I've been wanting a generic package manager for a while that is cross-platform. I wonder how one could find funding for such a project. Thinking about users from various OS' installing tools and software from your niche package manager, yeah that bad boy is going to grind to a halt if you have no key funding.


Replies

apatheticoniontoday at 1:39 AM

Same. I started writing one as a weekend project and got as far as having a GH repo with releases that mirror the binaries of the tools that I use, normalizing the archives so they can be installed in the same way.
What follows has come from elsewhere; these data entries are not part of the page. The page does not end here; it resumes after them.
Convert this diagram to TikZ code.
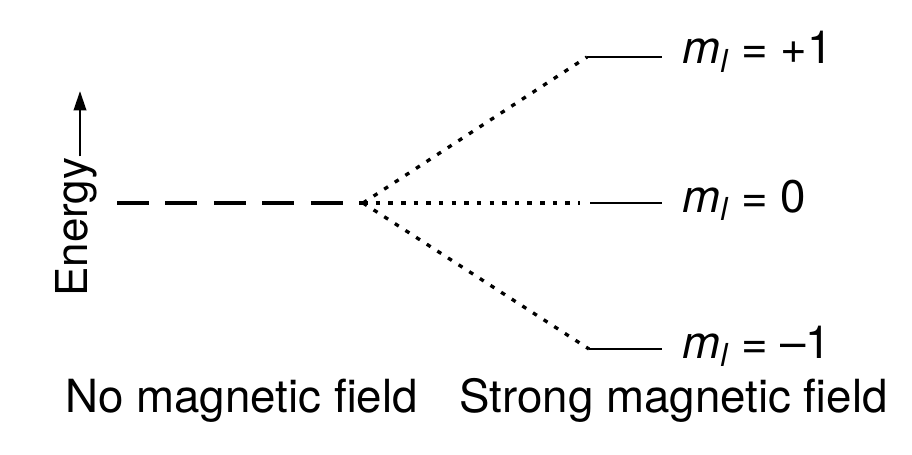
\documentclass[tikz,border=0pt]{standalone}
\usepackage{fontspec}
\setmainfont{TeX Gyre Heros}
\usetikzlibrary{arrows.meta}
\begin{document}
\begin{tikzpicture}[x=0.02cm,y=-0.02cm,
  lab/.style={font=\fontsize{26}{30}\selectfont, inner sep=0pt},
  axislab/.style={font=\fontsize{25}{29}\selectfont, inner sep=0pt},
  level/.style={line width=1.4pt},
  split/.style={line width=1.9pt, dash pattern=on 2.6pt off 4.6pt},
  zerofield/.style={line width=1.9pt, dash pattern=on 18pt off 9.6pt}]
\useasboundingbox (0,0) rectangle (912,455);
% energy axis: the arrow continues the word upwards
\node[axislab, rotate=90, anchor=base west] (energy) at (87,297) {Energy};
\path (energy.base east) ++(-7,-1) coordinate (etail);
\coordinate (etip) at (etail |- 0,91);
\draw[line width=1.5pt, -{Triangle[length=11pt,width=7pt]}] (etail) -- (etip);
% degenerate level and splitting point
\coordinate (z0) at (117,203);
\coordinate (s) at (363,203);
\draw[zerofield] (z0) -- (s);
% split levels
\coordinate (u1) at (587,57);  \coordinate (u2) at (662,57);
\coordinate (c1) at (590,203); \coordinate (c2) at (662,203);
\coordinate (d1) at (589,349); \coordinate (d2) at (662,349);
\draw[split] (s) -- (u1);
\draw[split] (s) -- (580,203) coordinate (cm);
\draw[split] (s) -- (d1);
\draw[level] (u1) -- (u2);
\draw[level] (c1) -- (c2);
\draw[level] (d1) -- (d2);
\newcommand\mlsym{\textit{m}\raisebox{-0.35ex}{\textit{\fontsize{18}{20}\selectfont l}}}
\node[lab, anchor=west] (lp) at (682,52) {\mlsym\ = +1};
\node[lab, anchor=west] (l0) at (682,200) {\mlsym\ = 0};
\node[lab, anchor=west] (lm) at (682,346) {\mlsym\ = –1};
% captions
\node[lab, anchor=base west] (nof) at (65,413) {No magnetic field};
\node[lab, anchor=base east] (sf) at (888,413) {Strong magnetic field};
\end{tikzpicture}
\end{document}
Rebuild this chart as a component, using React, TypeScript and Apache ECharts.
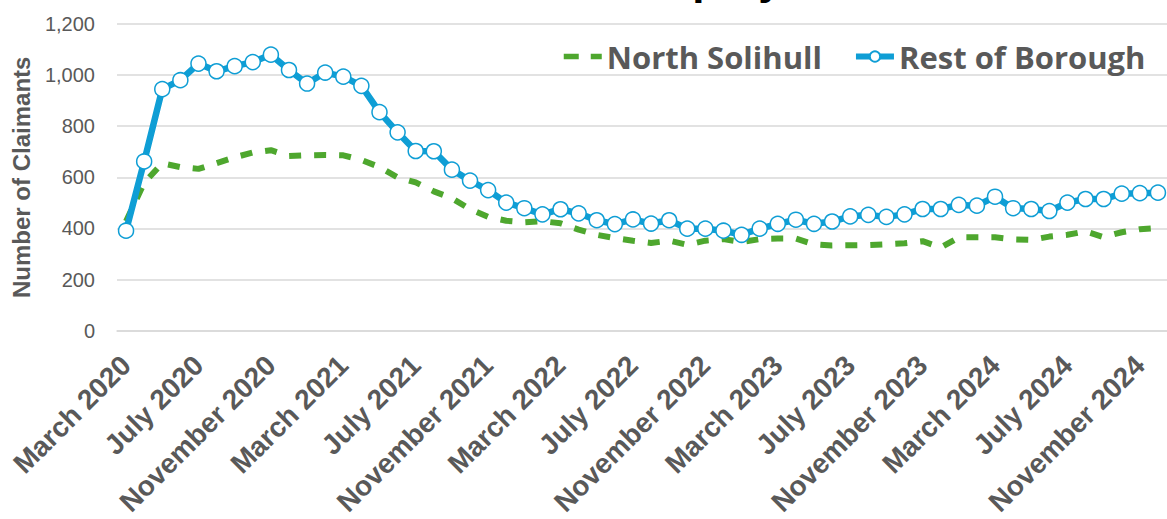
import { useEffect, useRef } from "react";
import * as echarts from "echarts";

const months = [
  "March 2020", "April 2020", "May 2020", "June 2020", "July 2020", "August 2020", "September 2020", "October 2020", "November 2020", "December 2020",
  "January 2021", "February 2021", "March 2021", "April 2021", "May 2021", "June 2021", "July 2021", "August 2021", "September 2021", "October 2021", "November 2021", "December 2021",
  "January 2022", "February 2022", "March 2022", "April 2022", "May 2022", "June 2022", "July 2022", "August 2022", "September 2022", "October 2022", "November 2022", "December 2022",
  "January 2023", "February 2023", "March 2023", "April 2023", "May 2023", "June 2023", "July 2023", "August 2023", "September 2023", "October 2023", "November 2023", "December 2023",
  "January 2024", "February 2024", "March 2024", "April 2024", "May 2024", "June 2024", "July 2024", "August 2024", "September 2024", "October 2024", "November 2024", "December 2024",
];

const northSolihull = [
  428, 578, 655, 640, 633, 655, 678, 697, 706, 683,
  686, 687, 686, 668, 640, 600, 580, 545, 518, 475,
  445, 430, 424, 428, 420, 395, 375, 362, 352, 343,
  352, 336, 352, 358, 347, 358, 360, 360, 338, 333,
  334, 335, 338, 342, 350, 325, 365, 365, 365, 357,
  355, 368, 375, 388, 366, 385, 397, 402,
];

const restOfBorough = [
  391, 662, 945, 980, 1045, 1015, 1035, 1051, 1080, 1020,
  967, 1010, 994, 958, 855, 776, 703, 702, 630, 587,
  550, 501, 479, 455, 475, 459, 432, 417, 435, 419,
  432, 399, 399, 391, 375, 399, 418, 434, 418, 427,
  447, 453, 445, 455, 476, 476, 492, 489, 524, 479,
  476, 468, 501, 515, 515, 536, 538, 540,
];

const titleText = "Unemployment Claimants";

const GREEN = "#4EA72E";
const BLUE = "#0F9ED5";
const TEXT = "#595959";
const GRID = "#D9D9D9";

export default function App() {
  const ref = useRef<HTMLDivElement>(null);

  useEffect(() => {
    document.body.style.margin = "0";
    const chart = echarts.init(ref.current!, null, { renderer: "svg" });
    chart.setOption({
      animation: false,
      textStyle: { fontFamily: "Liberation Sans" },
      grid: { left: 117, top: 24, bottom: 186, right: -17 },
      graphic: [
        {
          type: "text",
          x: 570,
          y: -44,
          style: {
            text: titleText,
            font: 'bold 44px "Liberation Sans"',
            fill: "#000000",
            textVerticalAlign: "top",
          },
        },
      ],
      legend: {
        left: 556,
        top: 36,
        itemWidth: 38,
        itemHeight: 13,
        itemGap: 31,
        textStyle: {
          fontSize: 31,
          fontWeight: "bold",
          color: TEXT,
          fontFamily: "Open Sans",
        },
        data: [
          {
            name: "North Solihull",
            itemStyle: { opacity: 0 },
            lineStyle: { width: 5.5, type: [15, 12], color: GREEN },
          },
          {
            name: "Rest of Borough",
            lineStyle: { width: 6, color: BLUE },
          },
        ],
      },
      xAxis: {
        type: "category",
        data: months,
        boundaryGap: true,
        axisLine: { show: true, lineStyle: { color: GRID, width: 1.5 } },
        axisTick: { show: false },
        axisLabel: {
          interval: 3,
          rotate: 45,
          margin: 30,
          fontSize: 28,
          fontWeight: "bold",
          color: TEXT,
          fontFamily: "Liberation Sans",
        },
      },
      yAxis: {
        type: "value",
        min: 0,
        max: 1200,
        interval: 200,
        name: "Number of Claimants",
        nameLocation: "middle",
        nameGap: 84,
        nameTextStyle: { fontSize: 24, fontWeight: "bold", color: TEXT, fontFamily: "Liberation Sans" },
        axisLine: { show: false },
        axisTick: { show: false },
        axisLabel: {
          margin: 22,
          fontSize: 20,
          color: TEXT,
          fontFamily: "Liberation Sans",
          formatter: (v: number) => v.toLocaleString("en-US"),
        },
        splitLine: { lineStyle: { color: GRID, width: 1.5 } },
      },
      series: [
        {
          name: "North Solihull",
          type: "line",
          data: northSolihull,
          symbol: "none",
          lineStyle: { color: GREEN, width: 6, type: [12, 13], cap: "butt" },
          itemStyle: { color: GREEN },
        },
        {
          name: "Rest of Borough",
          type: "line",
          data: restOfBorough,
          symbol: "circle",
          symbolSize: 15,
          showAllSymbol: true,
          lineStyle: { color: BLUE, width: 6.5 },
          itemStyle: { color: "#FFFFFF", borderColor: BLUE, borderWidth: 1.5 },
        },
      ],
    });
    return () => chart.dispose();
  }, []);

  return <div ref={ref} style={{ width: 1167, height: 519 }} />;
}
It auto-generates a release whenever the project authors update their projects.

https://github.com/alshdavid/install-scripts/releases?q=node...

https://github.com/alshdavid/install-scripts/releases

All of the binaries here are expected to be standalone/portable installations, so you can download/extract the archive and just run the binary.

    curl -L --url https://github.com/alshdavid/install-scripts/releases/download/terraform-1.14.1/terraform-1.14.1-linux-amd64.tar.gz | tar -xvzf - -C $HOME/.local/bin
    $HOME/.local/bin/terraform --help

I haven't yet written a package manager yet, but I was planning for it to just do the same thing as above but figure out your OS/ARCH, handle extraction and also offer a PATH update system so you can run `eval $(xpkg env)` and PATH is updated automatically.
craftkillertoday at 3:59 AM

> generic package manager for a while that is cross-platform

That would be Nix. Runs on any Linux distro and OSX. Also particularly useful for NixOS and NixBSD.

https://nixos.org/download/

freeopiniontoday at 12:27 AM

By cross-platform, do you really mean Linux/BSD/Mac/Win/ChromeOS/Android?

Or do you just mean something like Guix?

venturecrueltyyesterday at 7:45 PM

Artifactory exists. It's not hard to store packages and metadata somewhere.